Jesus was the Suffering Servant Messiah.  We who claim his name are his servants.  Where Jesus leads, we follow.  Part and parcel of that is the process of being transformed into the kind of servant he was that Passover night in the Upper Room.  Pride and arrogance must be transformed into humility.  Self-centeredness must be transformed into Christ-centeredness.  Our wishes must make way for the real needs of others.  Impulsiveness must give way to patience.  Our indulgence in our culture’s out-of-control consumerism must be replaced by a healthy frugality that enables us to be generous: in our gifts to God and our gifts to other people.  Lip service to Christ and his Gospel must give way to the spiritual disciplines of prayer, study of Scripture, financial stewardship and God-centered worship.
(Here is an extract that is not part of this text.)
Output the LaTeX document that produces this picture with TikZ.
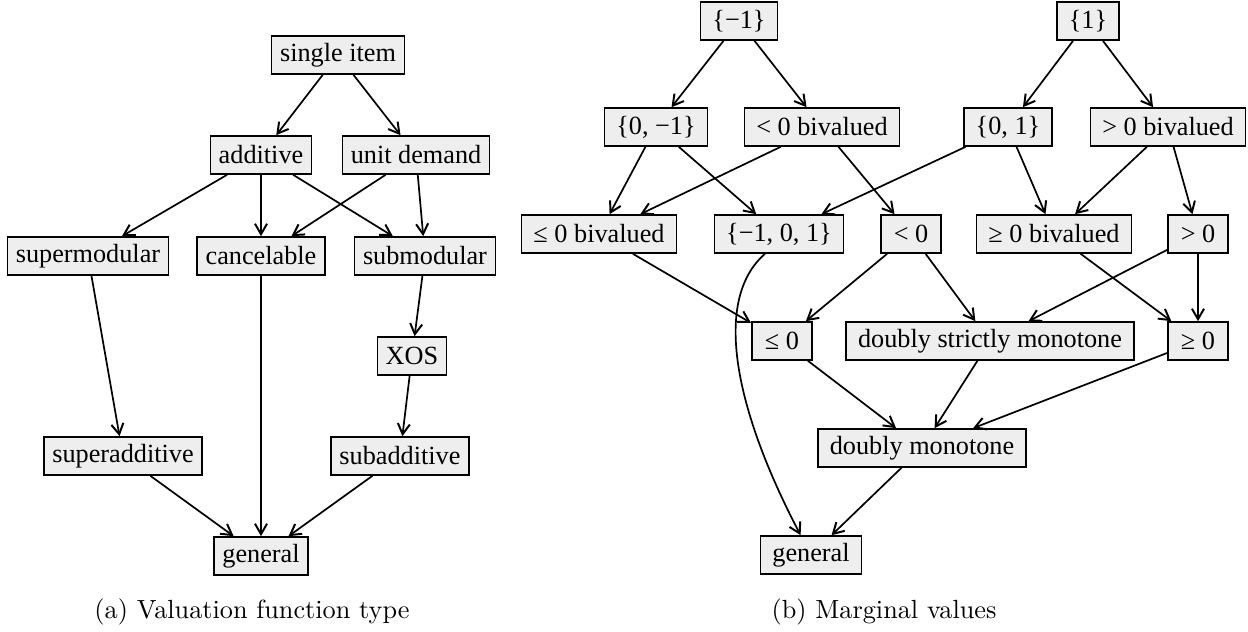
\documentclass[tikz,border=0pt]{standalone}
\usepackage{amsmath}
\usepackage{fontspec}
\newfontfamily\dotfont{Liberation Serif}
\usetikzlibrary{arrows.meta}
\definecolor{boxgray}{RGB}{238,238,238}

\begin{document}
\begin{tikzpicture}[x=0.381pt, y=-0.381pt]
        \tikzstyle{every node}=[draw, fill=boxgray, line width=0.6pt, font=\dotfont, minimum height=14.5pt, minimum width=23pt, inner xsep=4.5pt, inner ysep=1pt]
        \tikzstyle{tight}=[inner xsep=3.2pt]
        \tikzstyle{edge}=[-{Straight Barb[length=4pt,width=4.6pt,line width=0.75pt]}, line width=0.65pt]
        \tikzstyle{caption}=[draw=none, fill=none, font=\normalfont]

        \useasboundingbox (0,0) rectangle (1248,632);

        % (a) valuation function type
        \node[tight] (single)  at (338,55)  {single item};
        \node[tight] (add)     at (261,155) {additive};
        \node[tight] (unit)    at (416,155) {unit demand};
        \node[tight] (supmod)  at (88,256)  {supermodular};
        \node[tight] (cancel)  at (261,256) {cancelable};
        \node[tight] (submod)  at (425,256) {submodular};
        \node[tight] (xos)     at (412,356) {XOS};
        \node[tight] (supadd)  at (123,456) {superadditive};
        \node[tight] (subadd)  at (400,456) {subadditive};
        \node[tight] (genA)    at (261,556) {general};

        \draw[edge] (single) -- (add);
        \draw[edge] (single) -- (unit);
        \draw[edge] (add) -- (supmod);
        \draw[edge] (add) -- (cancel);
        \draw[edge] (add) -- (submod);
        \draw[edge] (unit) -- (cancel);
        \draw[edge] (unit) -- (submod);
        \draw[edge] (supmod) -- (supadd);
        \draw[edge] (cancel) -- (genA);
        \draw[edge] (submod) -- (xos);
        \draw[edge] (xos) -- (subadd);
        \draw[edge] (supadd) -- (genA);
        \draw[edge] (subadd) -- (genA);

        \node[caption] (capA) at (252,612) {(a) Valuation function type};

        % (b) marginal values
        \node (m1)   at (739,21)  {\{−1\}};
        \node (p1)   at (1088,21) {\{1\}};
        \node (zm)   at (656,127) {\{0, −1\}};
        \node (ltb)  at (822,127) {< 0 bivalued};
        \node (zp)   at (1008,127) {\{0, 1\}};
        \node (gtb)  at (1168,127) {> 0 bivalued};
        \node (leb)  at (599,234) {≤ 0 bivalued};
        \node (all)  at (779,234) {\{−1, 0, 1\}};
        \node (lt)   at (911,234) {< 0};
        \node (geb)  at (1054,234) {≥ 0 bivalued};
        \node (gt)   at (1198,234) {> 0};
        \node (le)   at (782,341) {≤ 0};
        \node (dsm)  at (990,341) {doubly strictly monotone};
        \node (ge)   at (1198,341) {≥ 0};
        \node (dm)   at (922,448) {doubly monotone};
        \node (genB) at (811,555) {general};

        \draw[edge] (m1) -- (zm);
        \draw[edge] (m1) -- (ltb);
        \draw[edge] (p1) -- (zp);
        \draw[edge] (p1) -- (gtb);
        \draw[edge] (zm) -- (leb);
        \draw[edge] (zm) -- (all);
        \draw[edge] (ltb) -- (leb);
        \draw[edge] (ltb) -- (lt);
        \draw[edge] (zp) -- (all);
        \draw[edge] (zp) -- (geb);
        \draw[edge] (gtb) -- (geb);
        \draw[edge] (gtb) -- (gt);
        \draw[edge] (leb) -- (le);
        \draw[edge] (all.south) ++(-14,0) .. controls (712,300) and (735,410) .. (genB);
        \draw[edge] (lt) -- (le);
        \draw[edge] (lt) -- (dsm);
        \draw[edge] (geb) -- (ge);
        \draw[edge] (gt) -- (dsm);
        \draw[edge] (gt) -- (ge);
        \draw[edge] (le) -- (dm);
        \draw[edge] (dsm) -- (dm);
        \draw[edge] (ge) -- (dm);
        \draw[edge] (dm) -- (genB);

        \node[caption] (capB) at (884,612) {(b) Marginal values};
\end{tikzpicture}
\end{document}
Marva Dawn wrote that we only pick up a cross to die on it.  This death can take many forms.  But more than anything else it is the death of self.  The self must die in order for Christ to live in us.  This dying to self is hard.  Servanthood, sacrifice, and humility are jarringly out of place in a culture that glorifies wealth, status, winning at all costs, and the notion that he who dies with the most toys wins.  Doing what is good and acceptable and perfect in a world that rewards ethical shortcuts and the practice of going along in order to get along is extremely difficult.

So, too, is putting our wants and wishes on hold in order to keep doing something God has called us to do or to go in that place where God has planted us.  I struggled mightily during much of my ministry in West Virginia.  Part of it had to do with things beyond my control.  Part of it had to do with not wanting a commuting marriage.  Part of it had to do with some major personality conflicts with a couple of families that wanted their pastor to be their own private chaplain rather than the spiritual leader of the church.  In retrospect, most of it had to do with my own ego and spiritual immaturity.

God led me there for a number of reasons.  The one for which I am most thankful is Sandy.  She was the best part of the whole experience.  Others had to do with learning some humility, acquiring some patience, and finally developing both the tender heart and tough hide required of a pastor.  And, O yes, growing up: spiritually, emotionally, and vocationally.  As some of us used to describe a particularly difficult course in seminary, it was a good learning experience.

As crosses go my ongoing need to die to self was and is a relatively light one.  But it was still a burden I had to bear if I was going to be a faithful follower of Jesus and grow where I was planted.  I’d be lying if I said that I always carried it gladly and suffered in silence.  There were more than a few times when I was not a happy camper.  Even though I despise whining, I still do it extremely well.  I’ve been known to throw a pity-party or two.

Whatever, here I am.  Coming here has been a resurrection of sorts.  But without the crucifixion of self I experienced in West Virginia, I would never have been spiritually or emotionally prepared to be your pastor.  Without keeping those covenants I made in West Virginia I could not keep this one – neither with you nor with God.  Odds are that I wouldn’t have even been considered a valid candidate for the position.  The greater tragedy, however, is that I would never have learned just how faithful our God is in keeping his promises to those who are willing servants of the Suffering Servant.  Amen.